Title. The system has already been implemented for some time and should have enough data to see who’s been abusing it and who hasn’t.
The number values are discussable, but here’s a rough draft:
Step 1.
- Anyone who has submitted at least 50 reports since the new system (to scale for total games played, not counting those who played 1 match and reported 4 never to be heard from again)
- Of which the reports scale above 2.0 on average per game (hinting at mass reporting)
- And the reports have not been found guilty in overwatch (guilty = not counted in the revocation).
= SHOULD have their report privilege revoked.
The rest (who report in moderation) should automatically have their reports be overwatch cased going forward. We might not even need the automatic system anymore since reports should drop by -90% estimated.
Results:
- Overwatch won’t be bloated with false positives anymore
- Guaranteeing convictions of positive cases
- Stops wasting the overwatch reviewers’ time with false positives
- Players will no longer abuse reports or see their BS suffer at the hands of abusers
- Guarantees players will gradually balance out at their natural behaviour score.
- Guarantees players won’t incorrectly be sent to LP, as has also happened.
- Improves the situation for the false positives affected by the behaviour score’s current restrictions (chat mute, mic mute, inability to play ranked). Any false positives will be sure to climb out after some time, and could even see their behaviour score compensated for by the reports caused by those who’ve been caught as a report abuser.
- Encourages positive behaviour going forward. The current state of perceived helplessness where some players feel like they are unjustly punished and lose behaviour score no matter they do, will dissipate. This state of perceived helplessness is undesirable since it does not reinforce positive behaviour in any way, but does the complete opposite in fact. It instills toxicity where certain players feel prone to griefing since they find themselves unjustly punished anyway. This psychology, immature but real nonetheless, can easily be combated to create an overall better gaming environemnt.
- Encourages reporting responsibility going forward. If people want to keep their right to report real griefers, they will be less prone to submitting it at the first sign of tilt as is now.
Step 2.
Now, re-implement this check every 3 or so months to address the average report-ratio for that period.
- For people making new accounts/buys accounts/plays on old smurf accounts who simply switch account and keep abusing the report system.
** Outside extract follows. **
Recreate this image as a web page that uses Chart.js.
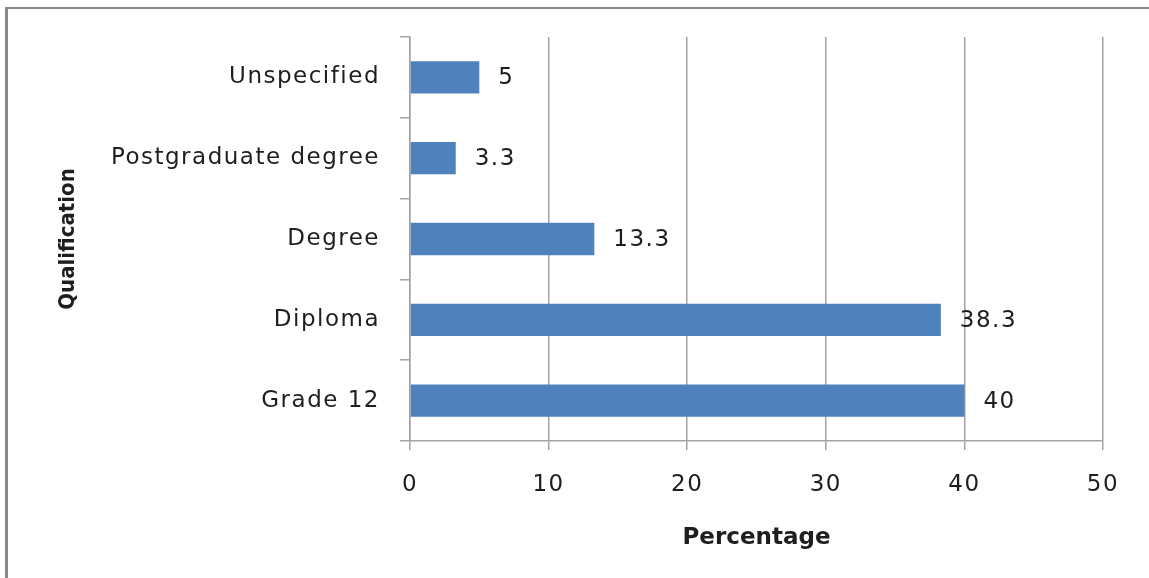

Or – people who were previously reporting in moderation suddenly turning abusive. The system requires continued checks to work.
Step 3.
Now, what about those who reported 2.1 on average and are affected by this system? Should they never be able to report again? Well, luckily, short term, there ought to be at least be someone in their game who can report and overwatch case for all of them. Even on the enemy team if need be.
Long term, introduce revocation decay. Depending on how high they are up the “report-abuse scale”, introduce a checker that lowers their report abuse by -0.1 per 10 games played. So, after 100 games, they will be lowered by -1 on the report scale. Meaning after 100 games, someone with 9.0 average reports goes to 8.0. Once they are back down below 2.0 (or even better: 1.0 or even 0.5 going forward), they can report again. Remember, cases found guilty do not count!
Again, the exact numbers may be discussed. But valve should already have the information to address this issue responsibly and create an overall improved system to what is now.
The system already discards false reports in 80-90% cases and 100% for voice/chat if you do not use chat. Because of that there is no need to have players privileges revoked because the system filters these reports out. The only thing they need to do is make it more strict toward a certain type of griefing/toxic behavior.